Either you believed in mathematics or you did not.

Bertrand Russell (who, of course,
did
) had moved on to more gentle sorts of philosophy. Much later, as an old man, he admitted that Gödel had troubled him: “It made me glad that I was no longer working at mathematical logic. If a given set of axioms leads to a contradiction, it is clear that at least one of the axioms must be false.”

On the other hand, Vienna’s most famous philosopher, Ludwig Wittgenstein (who, fundamentally,
did not
), dismissed the incompleteness theorem as trickery (“
Kunststücken
”) and boasted that rather than try to refute it, he would simply pass it by:

Mathematics cannot be incomplete; any more than a
sense
can be incomplete.
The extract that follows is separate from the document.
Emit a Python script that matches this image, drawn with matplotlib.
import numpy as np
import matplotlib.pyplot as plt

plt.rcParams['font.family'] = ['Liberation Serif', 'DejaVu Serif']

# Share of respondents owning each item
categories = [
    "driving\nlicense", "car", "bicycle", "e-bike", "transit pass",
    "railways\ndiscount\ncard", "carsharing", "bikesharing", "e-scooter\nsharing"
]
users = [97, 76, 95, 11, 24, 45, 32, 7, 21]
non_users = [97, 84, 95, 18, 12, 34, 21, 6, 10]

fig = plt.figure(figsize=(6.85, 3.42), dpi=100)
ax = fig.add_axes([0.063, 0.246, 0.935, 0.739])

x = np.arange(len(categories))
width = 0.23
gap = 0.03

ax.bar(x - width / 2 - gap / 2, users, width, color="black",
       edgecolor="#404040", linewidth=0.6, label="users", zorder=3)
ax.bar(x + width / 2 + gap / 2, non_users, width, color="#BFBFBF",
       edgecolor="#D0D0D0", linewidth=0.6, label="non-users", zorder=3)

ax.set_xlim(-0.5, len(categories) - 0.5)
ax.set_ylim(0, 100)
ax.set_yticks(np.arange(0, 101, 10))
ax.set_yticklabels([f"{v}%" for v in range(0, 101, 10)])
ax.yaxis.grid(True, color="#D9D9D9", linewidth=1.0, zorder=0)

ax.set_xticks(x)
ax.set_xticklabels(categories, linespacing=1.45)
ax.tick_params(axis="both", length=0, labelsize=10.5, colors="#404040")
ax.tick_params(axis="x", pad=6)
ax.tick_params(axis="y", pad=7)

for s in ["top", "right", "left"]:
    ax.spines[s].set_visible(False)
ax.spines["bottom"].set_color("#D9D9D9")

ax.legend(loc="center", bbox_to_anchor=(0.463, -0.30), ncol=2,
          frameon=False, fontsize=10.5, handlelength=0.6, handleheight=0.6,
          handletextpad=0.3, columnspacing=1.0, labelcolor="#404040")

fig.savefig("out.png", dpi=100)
Whatever I can understand, I must completely understand.

 
 

Gödel’s retort took care of them both. “Russell evidently misinterprets my result; however, he does so in a very interesting manner,” he wrote. “In contradistinction Wittgenstein … advances a completely trivial and uninteresting misinterpretation.”
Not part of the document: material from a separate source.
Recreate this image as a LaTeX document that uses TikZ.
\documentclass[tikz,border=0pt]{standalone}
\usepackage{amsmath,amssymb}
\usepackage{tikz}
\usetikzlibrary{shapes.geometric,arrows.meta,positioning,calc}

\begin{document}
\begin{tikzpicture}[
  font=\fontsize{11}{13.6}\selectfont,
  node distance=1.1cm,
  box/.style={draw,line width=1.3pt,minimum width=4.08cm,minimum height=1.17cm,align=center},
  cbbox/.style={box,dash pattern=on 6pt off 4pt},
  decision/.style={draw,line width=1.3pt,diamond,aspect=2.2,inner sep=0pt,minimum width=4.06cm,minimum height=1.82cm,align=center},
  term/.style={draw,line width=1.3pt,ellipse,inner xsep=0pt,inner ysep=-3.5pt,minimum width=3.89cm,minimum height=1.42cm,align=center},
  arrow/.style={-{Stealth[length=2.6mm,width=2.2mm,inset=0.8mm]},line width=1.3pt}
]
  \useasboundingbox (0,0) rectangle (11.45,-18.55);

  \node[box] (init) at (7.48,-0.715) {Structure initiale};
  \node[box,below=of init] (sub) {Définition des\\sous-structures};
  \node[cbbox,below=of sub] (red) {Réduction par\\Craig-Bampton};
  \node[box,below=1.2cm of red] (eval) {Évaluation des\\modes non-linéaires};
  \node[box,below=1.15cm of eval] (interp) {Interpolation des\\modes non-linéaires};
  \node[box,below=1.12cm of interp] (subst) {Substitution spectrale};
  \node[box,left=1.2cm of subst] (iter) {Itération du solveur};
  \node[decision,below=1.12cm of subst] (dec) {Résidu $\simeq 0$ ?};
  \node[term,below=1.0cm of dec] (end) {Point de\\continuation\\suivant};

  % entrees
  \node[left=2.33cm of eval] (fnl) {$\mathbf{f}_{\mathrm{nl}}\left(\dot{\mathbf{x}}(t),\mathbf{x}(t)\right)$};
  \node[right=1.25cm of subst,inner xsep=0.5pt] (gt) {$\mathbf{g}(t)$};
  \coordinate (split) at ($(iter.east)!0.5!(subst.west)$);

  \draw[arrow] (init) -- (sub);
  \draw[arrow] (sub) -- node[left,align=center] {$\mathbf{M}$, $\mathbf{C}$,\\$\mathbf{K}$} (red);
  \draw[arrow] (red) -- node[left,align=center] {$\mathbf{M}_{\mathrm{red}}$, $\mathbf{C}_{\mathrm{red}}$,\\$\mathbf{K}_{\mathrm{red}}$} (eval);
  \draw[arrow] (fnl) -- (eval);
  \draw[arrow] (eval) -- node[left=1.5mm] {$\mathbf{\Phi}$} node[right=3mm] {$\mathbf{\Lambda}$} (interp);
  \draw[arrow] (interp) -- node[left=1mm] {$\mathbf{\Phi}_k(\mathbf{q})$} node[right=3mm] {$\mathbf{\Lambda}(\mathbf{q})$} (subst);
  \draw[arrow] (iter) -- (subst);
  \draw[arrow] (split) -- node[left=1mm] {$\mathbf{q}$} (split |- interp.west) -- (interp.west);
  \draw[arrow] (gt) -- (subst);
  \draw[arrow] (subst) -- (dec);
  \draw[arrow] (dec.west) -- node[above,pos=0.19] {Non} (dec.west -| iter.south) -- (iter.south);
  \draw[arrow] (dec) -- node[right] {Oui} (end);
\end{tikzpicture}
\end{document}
In 1933 the newly formed Institute for Advanced Study, with John von Neumann and Albert Einstein among its first faculty members, invited Gödel to Princeton for the year. He crossed the Atlantic several more times that decade, as fascism rose and the brief glory of Vienna began to fade. Gödel, ignorant of politics and naïve about history, suffered depressive breakdowns and bouts of hypochondria that forced him into sanatoria. Princeton beckoned but Gödel vacillated. He stayed in Vienna in 1938, through the
Anschluss
, as the Vienna Circle ceased to be, its members murdered or exiled, and even in 1939, when Hitler’s army occupied his native Czechoslovakia. He was not a Jew, but mathematics was
verjudet
enough. He finally managed to leave in January 1940 by way of the Trans-Siberian Railway, Japan, and a ship to San Francisco. His name was recoded by the telephone company as “K. Goedel” when he arrived in Princeton, this time to stay.